HOpe cottage makeover

Garry Searle
Source: The Islander - December 22, 2009  web  pdf

When the lantern room and lens was removed from Cape Willoughby lighthouse, it was saved from the scrapheap and placed on a replica stub-tower at Hope Cottage, Kingscote Kangaroo Island.

The lens and mechanism is one of the few fully working mechanisms remaining. It runs 24hrs a day. The weights fall as they always did, and when they hit bottom a micro-switch turns on a small motor raising the weights. What the keepers would have done for such a system in the days of old.


The following story is from "The Islander" newspaper

The handsome 157-year old Chance Brothers lighthouse, at Hope Cottage Museum in Kingscote, will be repainted over the summer using a $2945 grant from the Australian National Maritime Museum.

Manufactured in 1872 by the Chance Brothers of Birmingham, the light and lantern tower started out serving the Tiparra Reef Lighthouse before being moved to Cape Willoughby in 1923. Its dioptric lens, which uses multiple refracting lenses to enhance the power of the light, was considered to be cutting edge technology at the time.

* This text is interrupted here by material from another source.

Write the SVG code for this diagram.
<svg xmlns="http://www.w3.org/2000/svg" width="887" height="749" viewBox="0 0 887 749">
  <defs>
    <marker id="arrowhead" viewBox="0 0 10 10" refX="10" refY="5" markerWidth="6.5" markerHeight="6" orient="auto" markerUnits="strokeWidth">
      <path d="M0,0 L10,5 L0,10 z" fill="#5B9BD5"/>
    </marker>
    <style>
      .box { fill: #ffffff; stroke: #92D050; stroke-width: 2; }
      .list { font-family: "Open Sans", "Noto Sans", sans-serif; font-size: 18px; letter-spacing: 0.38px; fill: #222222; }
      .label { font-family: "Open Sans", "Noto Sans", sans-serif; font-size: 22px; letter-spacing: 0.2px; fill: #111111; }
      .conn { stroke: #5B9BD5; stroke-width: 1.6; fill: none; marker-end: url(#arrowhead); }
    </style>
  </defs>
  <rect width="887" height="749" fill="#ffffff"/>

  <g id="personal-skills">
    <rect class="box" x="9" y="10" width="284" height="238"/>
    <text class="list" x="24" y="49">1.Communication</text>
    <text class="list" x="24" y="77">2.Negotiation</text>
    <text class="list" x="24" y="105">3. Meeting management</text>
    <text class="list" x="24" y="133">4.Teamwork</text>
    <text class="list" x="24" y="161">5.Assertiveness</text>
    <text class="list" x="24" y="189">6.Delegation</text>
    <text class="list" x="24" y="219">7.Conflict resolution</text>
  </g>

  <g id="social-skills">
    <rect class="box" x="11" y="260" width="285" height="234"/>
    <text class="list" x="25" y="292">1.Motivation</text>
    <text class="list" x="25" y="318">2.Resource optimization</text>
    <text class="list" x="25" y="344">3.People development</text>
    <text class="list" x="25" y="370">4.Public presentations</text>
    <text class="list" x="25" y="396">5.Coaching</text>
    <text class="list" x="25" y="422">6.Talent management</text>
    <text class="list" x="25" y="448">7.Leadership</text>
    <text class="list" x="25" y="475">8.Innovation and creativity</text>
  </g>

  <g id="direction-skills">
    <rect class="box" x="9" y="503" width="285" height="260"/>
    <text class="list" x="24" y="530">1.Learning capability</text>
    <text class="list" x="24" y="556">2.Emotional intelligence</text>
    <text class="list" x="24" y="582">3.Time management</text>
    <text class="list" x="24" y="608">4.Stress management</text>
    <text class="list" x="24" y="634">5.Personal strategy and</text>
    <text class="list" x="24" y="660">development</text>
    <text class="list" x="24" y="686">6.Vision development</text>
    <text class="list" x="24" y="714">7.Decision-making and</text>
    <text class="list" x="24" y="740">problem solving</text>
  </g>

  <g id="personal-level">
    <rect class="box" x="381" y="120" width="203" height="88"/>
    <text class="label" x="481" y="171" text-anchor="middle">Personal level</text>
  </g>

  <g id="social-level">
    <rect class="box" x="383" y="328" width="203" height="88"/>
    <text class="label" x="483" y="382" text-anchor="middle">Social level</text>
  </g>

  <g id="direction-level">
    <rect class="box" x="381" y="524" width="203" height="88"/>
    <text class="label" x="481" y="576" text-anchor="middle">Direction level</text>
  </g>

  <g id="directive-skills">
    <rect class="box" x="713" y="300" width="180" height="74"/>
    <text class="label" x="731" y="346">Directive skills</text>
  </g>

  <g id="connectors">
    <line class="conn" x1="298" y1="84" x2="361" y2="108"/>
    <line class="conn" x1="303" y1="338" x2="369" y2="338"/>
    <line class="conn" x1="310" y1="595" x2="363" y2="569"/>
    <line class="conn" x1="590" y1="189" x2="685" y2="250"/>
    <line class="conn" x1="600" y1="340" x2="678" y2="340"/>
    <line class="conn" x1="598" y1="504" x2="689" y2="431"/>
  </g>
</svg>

The Cape Willoughby Lighthouse was the first lighthouse to serve on the treacherous Backstairs Passage between Kangaroo Island and the mainland and the lighthouse is one of Australia’s oldest.

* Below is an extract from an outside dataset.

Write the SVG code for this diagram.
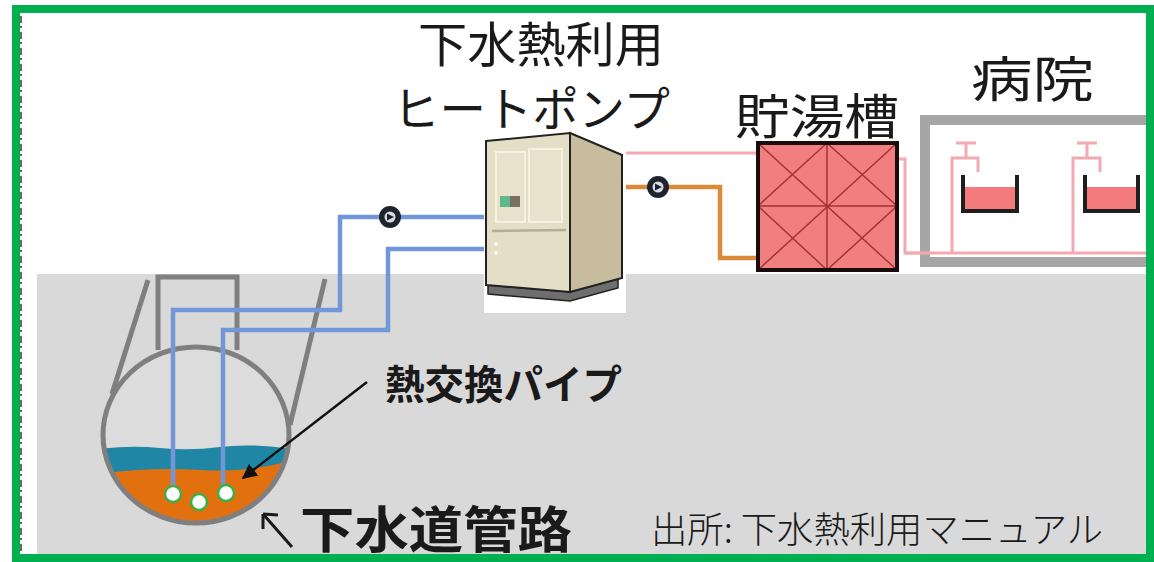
<svg xmlns="http://www.w3.org/2000/svg" width="1154" height="562" viewBox="0 0 1154 562">
  <style>
    .jp { font-family: "Noto Sans CJK JP", "Noto Sans CJK SC", sans-serif; fill: #1a1a1a; }
    .blue { fill: none; stroke: #7396d6; stroke-width: 4.5; stroke-linejoin: miter; }
    .pink { fill: none; stroke: #f2a9b1; stroke-width: 3; }
    .orange { fill: none; stroke: #d98a3a; stroke-width: 4.5; }
    .rim { fill: none; stroke: #7f7f7f; stroke-width: 5; stroke-linejoin: miter; }
    .grid { stroke: #a33535; stroke-width: 1.5; }
    .sink { fill: none; stroke: #1e1e1e; stroke-width: 4; }
    .ball { fill: #ffffff; stroke: #3cb043; stroke-width: 2.5; }
  </style>
  <defs>
    <clipPath id="sewerClip">
      <ellipse cx="196" cy="435" rx="93" ry="88"/>
    </clipPath>
    <marker id="arrowHead" viewBox="0 0 10 10" refX="9" refY="5" markerWidth="6" markerHeight="6" orient="auto" markerUnits="strokeWidth">
      <path d="M0,0 L10,5 L0,10 Z" fill="#111"/>
    </marker>
    <g id="pump">
      <circle r="11" fill="#1d2430"/>
      <circle r="5.5" fill="#d8dde4"/>
      <path d="M-3,-3.5 L4,0 L-3,3.5 Z" fill="#1d2430"/>
    </g>
  </defs>

  <!-- page -->
  <rect width="1154" height="562" fill="#ffffff"/>
  <rect x="37" y="274" width="1117" height="284" fill="#d9d9d9"/>
  <line x1="21" y1="16" x2="21" y2="554" stroke="#3a3a3a" stroke-width="2" stroke-dasharray="7 3 2 4" opacity="0.75"/>

  <!-- sewer pipe with heat-exchange pipes -->
  <g id="sewer">
    <ellipse cx="196" cy="435" rx="93" ry="88" fill="#dcdcdc"/>
    <g clip-path="url(#sewerClip)">
      <path d="M100,449 Q130,445 160,448 T220,447 T292,449 L292,540 L100,540 Z" fill="#1f86a6"/>
      <path d="M100,474 Q150,467 200,470 T292,460 L292,540 L100,540 Z" fill="#e2700f"/>
    </g>
    <path class="rim" d="M158,350 L158,277 L237,277 L237,350"/>
    <path class="rim" d="M148,280 L112,394"/>
    <path class="rim" d="M325,279 L290,425"/>
    <ellipse class="rim" cx="196" cy="435" rx="93" ry="88"/>
  </g>

  <!-- water / hot-water piping -->
  <g id="connectors">
    <path class="blue" d="M484,217 L340,217 L340,310 L173,310 L173,490"/>
    <path class="blue" d="M484,249 L388,249 L388,330 L223,330 L223,487"/>
    <path class="orange" d="M626,187 L720,187 L720,258 L758,258"/>
    <path class="pink" d="M626,153 L758,153"/>
    <path class="pink" d="M897,159 L905,159 L905,253 L1154,253"/>
    <line x1="367" y1="382" x2="243" y2="478" stroke="#111" stroke-width="2.5" marker-end="url(#arrowHead)"/>
    <use href="#pump" x="390" y="217"/>
    <use href="#pump" x="658" y="187"/>
  </g>

  <g id="pipes-in-sewer">
    <circle class="ball" cx="173" cy="494" r="8"/>
    <circle class="ball" cx="199" cy="502" r="8"/>
    <circle class="ball" cx="226" cy="493" r="8"/>
  </g>

  <!-- sewage heat pump unit -->
  <g id="heat-pump">
    <rect x="484" y="133" width="142" height="180" fill="#ffffff"/>
    <path d="M488,285 L570,292 L618,279 L618,288 L570,301 L488,294 Z" fill="#6e6e6e" stroke="#222" stroke-width="1.5"/>
    <path d="M570,133 L622,155 L622,278 L570,292 Z" fill="#c8bc9e" stroke="#222" stroke-width="2"/>
    <path d="M486,141 L570,133 L570,292 L486,285 Z" fill="#e5dec6" stroke="#222" stroke-width="2"/>
    <rect x="496" y="152" width="29" height="70" fill="#e8e2cc" stroke="#f5f1e3" stroke-width="2"/>
    <rect x="529" y="149" width="33" height="73" fill="#e8e2cc" stroke="#f5f1e3" stroke-width="2"/>
    <line x1="492" y1="231" x2="566" y2="230" stroke="#b5ad95" stroke-width="2.5"/>
    <rect x="500" y="196" width="10" height="11" fill="#5fb88c"/>
    <rect x="510" y="196" width="10" height="11" fill="#7a6f62"/>
    <circle cx="496" cy="244" r="1.8" fill="#ffffff"/>
    <circle cx="496" cy="253" r="1.8" fill="#ffffff"/>
  </g>

  <!-- hot-water storage tank -->
  <g id="tank">
    <rect x="758" y="143" width="139" height="127" fill="#f27f7f"/>
    <path class="grid" d="M827,143 L827,270 M758,206 L897,206 M758,143 L897,270 M897,143 L758,270 M827,143 L897,206 L827,270 L758,206 Z" fill="none"/>
    <rect x="758" y="143" width="139" height="127" fill="none" stroke="#1a0c0c" stroke-width="4"/>
  </g>

  <!-- hospital with two taps -->
  <g id="hospital">
    <rect x="925" y="120" width="240" height="142" fill="#ffffff" stroke="#a6a6a6" stroke-width="10"/>
    <path class="pink" d="M905,253 L1154,253"/>
    <path class="pink" d="M952,253 L952,158 L978,158 L978,172 M956,143 L976,143 M966,143 L966,158"/>
    <path class="pink" d="M1073,253 L1073,158 L1100,158 L1100,172 M1077,143 L1097,143 M1087,143 L1087,158"/>
    <rect x="965" y="187" width="50" height="23" fill="#f47b7b"/>
    <path class="sink" d="M963,175 L963,211 L1017,211 L1017,175"/>
    <rect x="1087" y="187" width="49" height="23" fill="#f47b7b"/>
    <path class="sink" d="M1085,175 L1085,211 L1138,211 L1138,175"/>
  </g>

  <!-- labels -->
  <g id="labels">
    <text class="jp" x="418" y="62" font-size="48" textLength="246" lengthAdjust="spacingAndGlyphs">下水熱利用</text>
    <text class="jp" x="393" y="126" font-size="47" textLength="277" lengthAdjust="spacingAndGlyphs">ヒートポンプ</text>
    <text class="jp" x="735" y="134" font-size="48" textLength="164" lengthAdjust="spacingAndGlyphs">貯湯槽</text>
    <text class="jp" x="971" y="97" font-size="49" textLength="123" lengthAdjust="spacingAndGlyphs">病院</text>
    <text class="jp" x="385" y="399" font-size="40" font-weight="700" textLength="237" lengthAdjust="spacingAndGlyphs">熱交換パイプ</text>
    <path d="M292,547 L263,514 M263,514 L263,529 M263,514 L278,515" fill="none" stroke="#1a1a1a" stroke-width="3"/>
    <text class="jp" x="300" y="548" font-size="50" font-weight="700" textLength="272" lengthAdjust="spacingAndGlyphs">下水道管路</text>
    <text class="jp" x="651" y="543" font-size="36" font-weight="300" textLength="452" lengthAdjust="spacingAndGlyphs">出所: 下水熱利用マニュアル</text>
  </g>

  <!-- frame -->
  <rect x="16" y="9" width="1134" height="549" fill="none" stroke="#00b050" stroke-width="8"/>
</svg>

“Backstairs Passage is only eleven kilometres across, but very deep and rough,” explained Robert Farnden, chairman of the Kangaroo Island Branch of the National Trust of South Australia.

Narrowly avoiding demolition in 1974 when the state began to automate lighthouses, the lantern tower was salvaged by the branch, which rebuilt it at Hope Cottage.

The tower will be painted using a harness suspended from the weather vane. The trust looked at the option of a cherry picker, but realised that the 10m tower could only be accessed by ropes.

“Lucky the weather vane is quite sturdy… and the painter does a lot of tree climbing,” Mr Farnden said. The trust has employed a professional painter to paint the lacework.

“The Chance Brothers Lighthouse is an important story in Australia’s maritime history,” said Peter Rout, assistant director of the Australian National Maritime Museum in Sydney. “We are pleased to be able to continue to support the preservation of its history through the Maritime Museums of Australia Project Support Scheme.”

The scheme, which the museum funds with the Australian Government’s Distributed National Collection Program, helps regional museums, community groups and volunteers to promote and protect Australian maritime heritage.

Pedestal, Lens and Mechanism Inside the Tower  The Ex-Cape Willoughby Lantern
Above and Left
Hope Cottage lantern room and lens - Nov 2009.